PROVIDED DATA -
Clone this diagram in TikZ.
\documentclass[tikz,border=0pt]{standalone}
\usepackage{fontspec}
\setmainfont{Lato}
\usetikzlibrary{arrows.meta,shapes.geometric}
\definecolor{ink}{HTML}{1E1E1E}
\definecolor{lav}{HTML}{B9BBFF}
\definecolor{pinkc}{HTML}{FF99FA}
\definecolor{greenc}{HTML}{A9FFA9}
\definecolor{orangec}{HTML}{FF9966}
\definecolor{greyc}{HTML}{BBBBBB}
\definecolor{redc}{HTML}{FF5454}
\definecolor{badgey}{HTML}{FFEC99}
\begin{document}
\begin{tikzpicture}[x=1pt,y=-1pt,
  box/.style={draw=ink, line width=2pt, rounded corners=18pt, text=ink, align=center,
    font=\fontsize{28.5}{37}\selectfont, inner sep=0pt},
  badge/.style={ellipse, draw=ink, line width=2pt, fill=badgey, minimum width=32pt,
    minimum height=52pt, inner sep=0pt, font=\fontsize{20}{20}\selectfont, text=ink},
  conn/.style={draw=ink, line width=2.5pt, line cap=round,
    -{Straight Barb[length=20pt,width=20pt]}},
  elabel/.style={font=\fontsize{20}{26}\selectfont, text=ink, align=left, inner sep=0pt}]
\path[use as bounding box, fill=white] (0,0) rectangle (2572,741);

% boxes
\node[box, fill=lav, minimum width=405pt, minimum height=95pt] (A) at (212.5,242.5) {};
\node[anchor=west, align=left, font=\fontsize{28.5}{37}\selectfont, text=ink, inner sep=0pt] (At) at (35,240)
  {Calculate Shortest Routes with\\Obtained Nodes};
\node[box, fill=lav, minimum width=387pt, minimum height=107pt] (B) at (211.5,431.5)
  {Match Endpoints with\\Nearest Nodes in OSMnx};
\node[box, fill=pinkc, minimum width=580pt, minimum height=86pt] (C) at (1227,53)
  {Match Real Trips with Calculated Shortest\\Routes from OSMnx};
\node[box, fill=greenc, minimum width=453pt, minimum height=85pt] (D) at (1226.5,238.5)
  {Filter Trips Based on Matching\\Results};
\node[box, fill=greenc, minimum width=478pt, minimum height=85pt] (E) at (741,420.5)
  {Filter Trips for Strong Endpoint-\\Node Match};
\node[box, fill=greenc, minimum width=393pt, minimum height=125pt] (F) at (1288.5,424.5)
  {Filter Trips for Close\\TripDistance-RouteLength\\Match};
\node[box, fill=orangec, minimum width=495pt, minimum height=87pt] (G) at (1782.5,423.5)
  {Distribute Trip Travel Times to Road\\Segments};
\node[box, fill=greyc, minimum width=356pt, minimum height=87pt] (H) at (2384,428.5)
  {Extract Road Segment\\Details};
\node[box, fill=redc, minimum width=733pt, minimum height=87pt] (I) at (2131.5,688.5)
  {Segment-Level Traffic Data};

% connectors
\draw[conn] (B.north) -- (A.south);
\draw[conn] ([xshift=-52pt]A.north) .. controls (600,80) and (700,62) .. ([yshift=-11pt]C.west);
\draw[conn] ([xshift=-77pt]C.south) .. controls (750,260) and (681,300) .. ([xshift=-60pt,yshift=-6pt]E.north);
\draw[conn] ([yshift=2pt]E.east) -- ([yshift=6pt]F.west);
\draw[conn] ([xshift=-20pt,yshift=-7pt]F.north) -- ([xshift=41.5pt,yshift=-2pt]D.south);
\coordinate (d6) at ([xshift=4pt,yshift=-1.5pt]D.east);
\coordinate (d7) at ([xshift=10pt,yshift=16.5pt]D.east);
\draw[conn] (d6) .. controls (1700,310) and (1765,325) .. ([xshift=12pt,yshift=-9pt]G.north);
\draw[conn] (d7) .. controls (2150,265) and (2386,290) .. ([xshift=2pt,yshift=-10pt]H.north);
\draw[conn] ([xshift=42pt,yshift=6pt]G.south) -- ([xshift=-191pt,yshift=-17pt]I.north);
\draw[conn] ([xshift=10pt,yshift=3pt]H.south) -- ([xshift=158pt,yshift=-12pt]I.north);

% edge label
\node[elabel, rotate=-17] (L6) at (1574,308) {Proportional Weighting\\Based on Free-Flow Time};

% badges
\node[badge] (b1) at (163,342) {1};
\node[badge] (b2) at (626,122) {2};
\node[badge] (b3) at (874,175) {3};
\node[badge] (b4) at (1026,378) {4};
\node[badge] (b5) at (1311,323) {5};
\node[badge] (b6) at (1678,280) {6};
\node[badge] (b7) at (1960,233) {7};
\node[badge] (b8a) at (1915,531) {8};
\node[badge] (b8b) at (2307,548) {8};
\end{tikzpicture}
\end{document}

* * *

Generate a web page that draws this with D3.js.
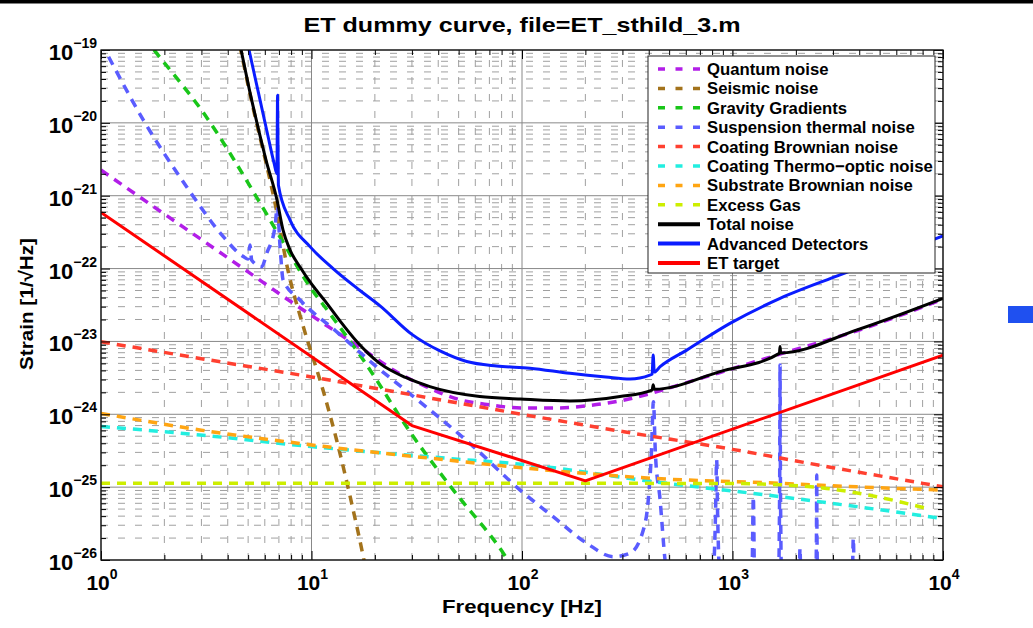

TASK DETAILS -
Gather from the data above every line with the string "this".

CORRECT ANSWER -
Clone this diagram in TikZ.
Generate a web page that draws this with D3.js.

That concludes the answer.